National City Bank

National City Bank was established in 1845 by a group of entrepreneurs from Cleveland. The body was then named City Bank of Cleveland. It was the first public financial institution in the small town with no railroad or electricity. The body ranked among the top ten largest banks, in view of deposits and mortgages. The National City Mortgage realized the first mortgage ever in the US. The banking services offered include asset management, commercial and retail banking, mortgage financing, etc. The online banking option is also available. More recently (2004-2008), the bank purchased a number of other establishments, such as Provident Financial Group (for $2.1 billion), Allegiant Bancorp and Fidelity Bancshares Inc. ($1 billion). The Harbor Florida Bancshares Inc. was bought out for $1.1 billion in stocks. After the expansion, National City Bank’s assets were worth estimated $7.4 billion. Most significantly in 2007, the Bank acquired the holding company for MidAmerica Bank, ranked ninth in terms of market share (2.18%) in the Chicago area. After purchasing the company, MAF Bancorp Inc., National City was to reach 4th in the same ranking (with 3.96%). Alongside these acquisitions, the bank had to surrender over 80% of its share in National Processing Company, a servicer executing merchant credit card operations, to Bank of America. Also, National City sold the First Franklin origination franchise to Merryll Lynch&Co in 2006.
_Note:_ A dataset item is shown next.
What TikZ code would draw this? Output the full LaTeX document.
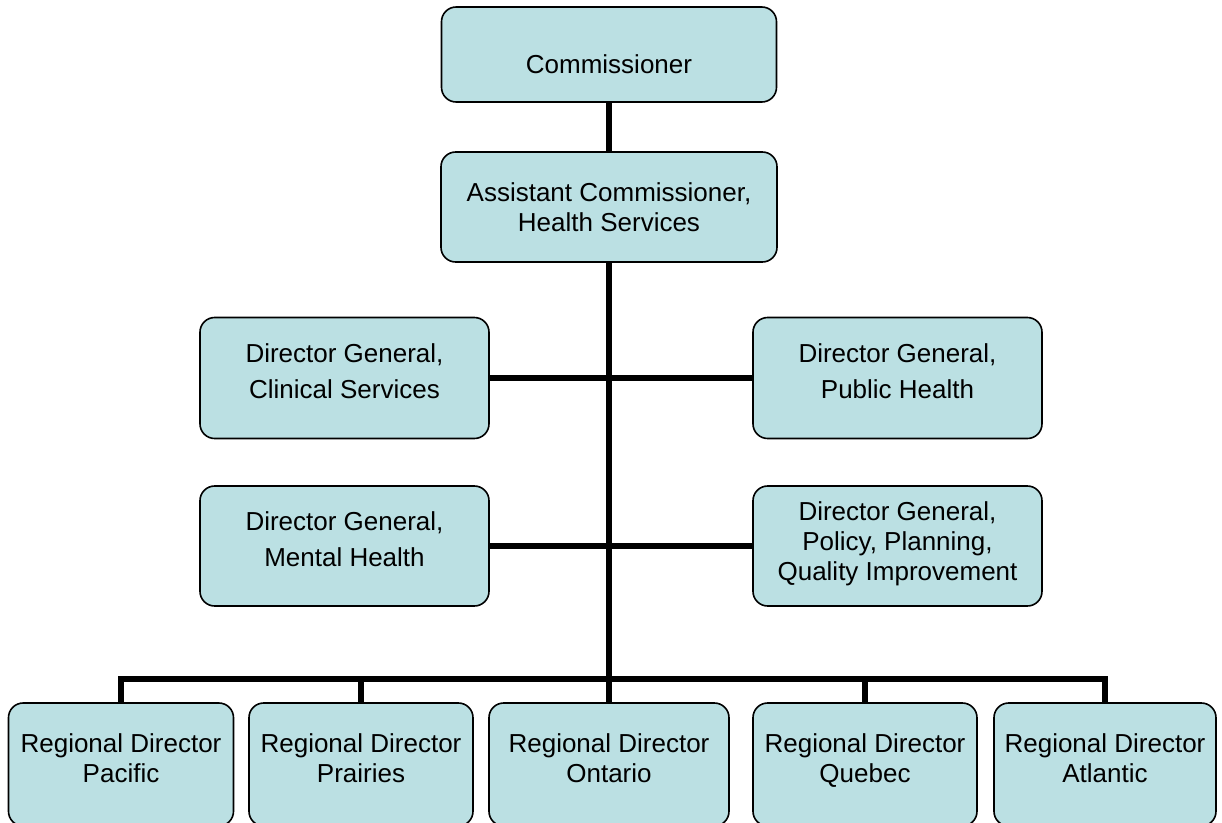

In October 2008, rumors for a possible sell-out of National City were developed in an article, published in the Wall Street Journal. Two weeks after, PNC Financial Services finalized the buy-out, to be realized with a stock transaction. National City was notoriously “taken under,” because PNC paid less than the former’s market value. National City was to be merged into PBS with its identity - gradually downsized. The arrangement expanded PNC network, adding Florida as a presence area, and strengthened its position in Ohio, Indiana, Maryland, and Kentucky. At the same time, since both banks had major market shares in Pennsylvania, antitrust issues arose. To deal with them, the Department of Justice ordered PNC to surrender 50 National City offices in proximity to Pittsburg and 11 other to Erie, in favor of its competitors. A series of sell-offs followed. Recently, more branches in Pittsburgh were closed, because the problem still persists.

The initial intent to have the identity of National City downsized was not thoroughly managed by the PNC. The body failed to completely integrate the two banks, with National City still well-recognized throughout the US. However, all of its remaining branches were changed to PNC offices in November, 2009.